Why Streams Alone Won’t Pay the Bills—And What Artists Should Do Instead
In 2025, streaming platforms like Spotify, Apple Music, and YouTube dominate how people consume music. On paper, that should be great news for artists: billions of plays, millions of listeners, and unprecedented global reach. But here’s the sobering truth—streams alone will not sustain most music careers.
The Harsh Math of Streaming
On average, Spotify pays about $0.003 to $0.005 per stream. That means:
1 million streams = roughly $3,000–$5,000 (before taxes, distributor cuts, or label shares).
To earn $50,000 a year, an artist would need about 15 million streams annually—a figure only a tiny percentage of artists ever achieve.
Spotify’s own transparency report shows that in 2023, only 11,600 artists earned more than $100,000 from the platform. Meanwhile, tens of millions of musicians uploaded tracks. The odds are clear: relying solely on streaming revenue is a losing game for most.
The New Artist Playbook: Diversify or Disappear
Surviving in today’s music economy requires treating your career like a business with multiple income streams. Here are the strategies that successful indie and mid-tier artists are using to stay afloat:
1. Direct-to-Fan Sales & Memberships
Platforms like Bandcamp, Patreon, and even artist-run Shopify stores allow musicians to sell directly to their biggest supporters. These superfans are often willing to spend far more than the average streaming listener.
Offer exclusive merch, signed vinyl, behind-the-scenes access, or unreleased demos.
Build fan clubs with monthly memberships that provide content, livestreams, or early tickets.
2. Sync Licensing
Getting your song placed in a TV show, movie, ad, or video game can pay more than a year of streaming royalties. Services like Songtradr, Musicbed, or direct relationships with music supervisors can be gateways.
One placement can generate $5,000–$20,000 (sometimes more) depending on the project.
3. Smarter Touring
Traditional touring is expensive, but micro-tours and fan-hosted house concerts are on the rise. Smaller, targeted shows reduce costs while creating deeper fan connections. Virtual performances (via platforms like StageIt or Moment) are another revenue stream.
4. Crowdfunding & Fan Funding
Crowdfunding isn’t dead—it’s just more personalized. Instead of broad campaigns, artists are launching project-based asks (e.g., “Help me press this vinyl” or “Support this video”). Fans are often more generous when they know exactly what they’re funding.
5. Education & Skills
Many artists now supplement their income by teaching music production, offering songwriting workshops, or licensing beats and samples. Your skills are an asset beyond your own music.
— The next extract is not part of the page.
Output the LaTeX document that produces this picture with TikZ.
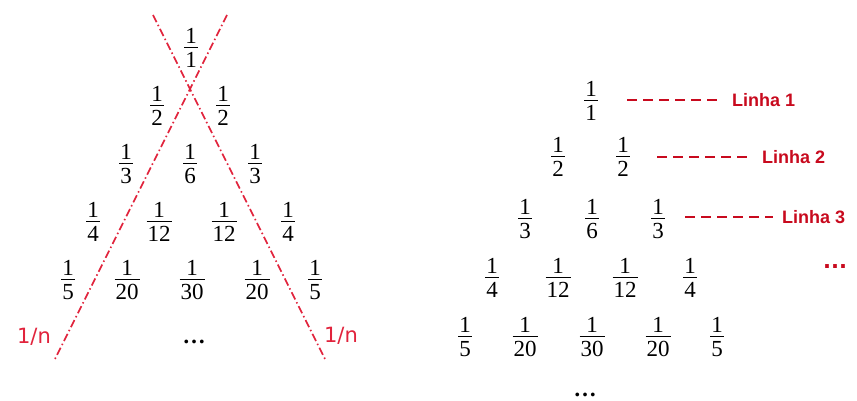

Mindset Shift: From Streams to Superfans
The key is shifting focus away from chasing faceless streams and toward building relationships with superfans. Research shows that just 1,000 loyal fans—each spending $100 per year—can sustain a six-figure music career. That could be 1,000 people buying concert tickets, merch, and digital exclusives—not millions streaming passively.
The Bottom Line
Streaming isn’t going anywhere, but it should be viewed as a discovery tool, not a paycheck. The artists thriving in 2026 will be those who:
Leverage streams to grow an audience, then
Monetize that audience directly through fan-first strategies.
The message for artists is clear: don’t chase streams, chase connections. Because while streams might make you visible, it’s your superfans who will make you sustainable.